- _Aim of the task_
Count the lines in the data below where the string "this" occurs, please, and give the number alone.

[start of Recorded information]

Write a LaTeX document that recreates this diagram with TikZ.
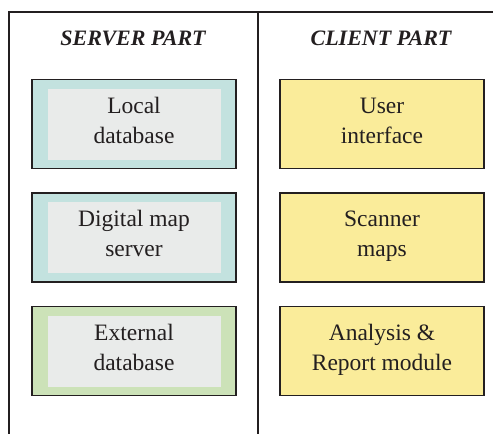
\documentclass[tikz,border=0pt]{standalone}
\usepackage{fontspec}
\setmainfont{Liberation Serif}
\definecolor{srvteal}{HTML}{C3E2DF}
\definecolor{srvgreen}{HTML}{CCE2B8}
\definecolor{boxgrey}{HTML}{E9EBEA}
\definecolor{cliyellow}{HTML}{FAEC9A}
\definecolor{inkdark}{HTML}{231F20}
% two lines of box text, with fixed struts so every box sits the same way
\newcommand{\twolines}[2]{\rule{0pt}{20pt}#1\\#2\rule[-12pt]{0pt}{12pt}}
\begin{document}
\begin{tikzpicture}[x=1pt, y=-1pt]
\tikzstyle{every node} = [text=inkdark, font=\fontsize{23.5}{30}\selectfont, align=center]
\tikzstyle{outerbox} = [draw=inkdark, line width=1.4pt, minimum width=204pt, minimum height=89pt, inner sep=0pt]
\tikzstyle{innerbox} = [fill=boxgrey, minimum width=173pt, minimum height=71pt, inner sep=0pt]
\tikzstyle{title} = [font=\fontsize{22}{24}\selectfont\bfseries\itshape]
\useasboundingbox (0,0) rectangle (493,434);
% frame
\draw[inkdark, line width=1.6pt] (9,434) -- (9,12) -- (493,12);
\draw[inkdark, line width=1.6pt] (258,12) -- (258,434);
\node[title] (server) at (133,38.5) {SERVER PART};
\node[title] (client) at (381,38.5) {CLIENT PART};
% server side
\node[outerbox, fill=srvteal] (localbox) at (134,124) {};
\node[innerbox] (local) at (localbox.center) {\twolines{Local}{database}};
\node[outerbox, fill=srvteal] (mapbox) at (134,237.5) {};
\node[innerbox] (mapserver) at (mapbox.center) {\twolines{Digital map}{server}};
\node[outerbox, fill=srvgreen] (extbox) at (134,351) {};
\node[innerbox] (external) at (extbox.center) {\twolines{External}{database}};
% client side
\node[outerbox, fill=cliyellow] (ui) at (382,124) {\twolines{User}{interface}};
\node[outerbox, fill=cliyellow] (scanner) at (382,237.5) {\twolines{Scanner}{maps}};
\node[outerbox, fill=cliyellow] (report) at (382,351) {\twolines{Analysis \&}{Report module}};
\end{tikzpicture}
\end{document}
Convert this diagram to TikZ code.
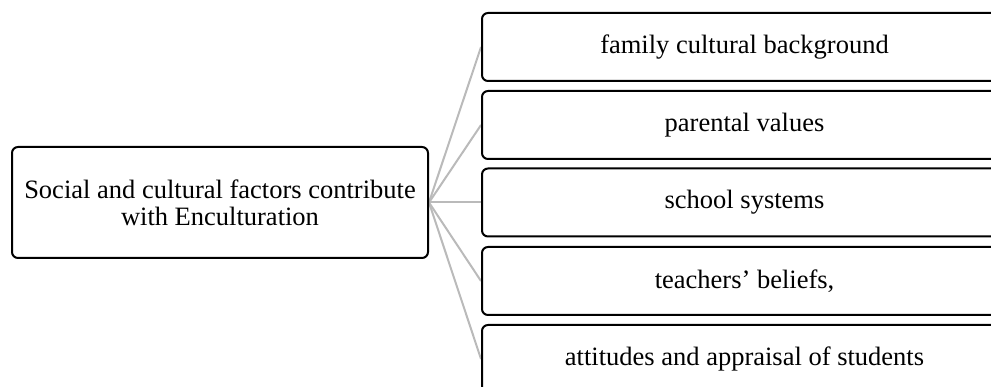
\documentclass[tikz,border=0pt]{standalone}
\usepackage{fontspec}
\setmainfont{Liberation Serif}
\usetikzlibrary{backgrounds}
\begin{document}
\begin{tikzpicture}[x=1pt,y=-1pt,
  box/.style={draw=black,line width=2pt,rounded corners=6pt,fill=white,align=center,
    font=\fontsize{26.5}{27}\selectfont,inner sep=0pt},
  item/.style={box,minimum width=525pt,minimum height=68pt},
  conn/.style={draw=black!27,line width=2pt}]
\useasboundingbox (0,0) rectangle (991,387);
\clip (0,0) rectangle (991,387);
\node[box,minimum width=416pt,minimum height=111pt] (c) at (220,202.5)
  {Social and cultural factors contribute\\with Enculturation};
\node[item] (b1) at (744.5,47) {family cultural background};
\node[item] (b2) at (744.5,125) {parental values};
\node[item] (b3) at (744.5,202.5) {school systems};
\node[item] (b4) at (744.5,281) {teachers’ beliefs,};
\node[item] (b5) at (744.5,359) {attitudes and appraisal of students};
\begin{scope}[on background layer]
\foreach \b in {b1,b2,b3,b4,b5}{\draw[conn] (c.east) -- (\b.west);}
\end{scope}
\end{tikzpicture}
\end{document}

[end of Recorded information]

- _Solution_
2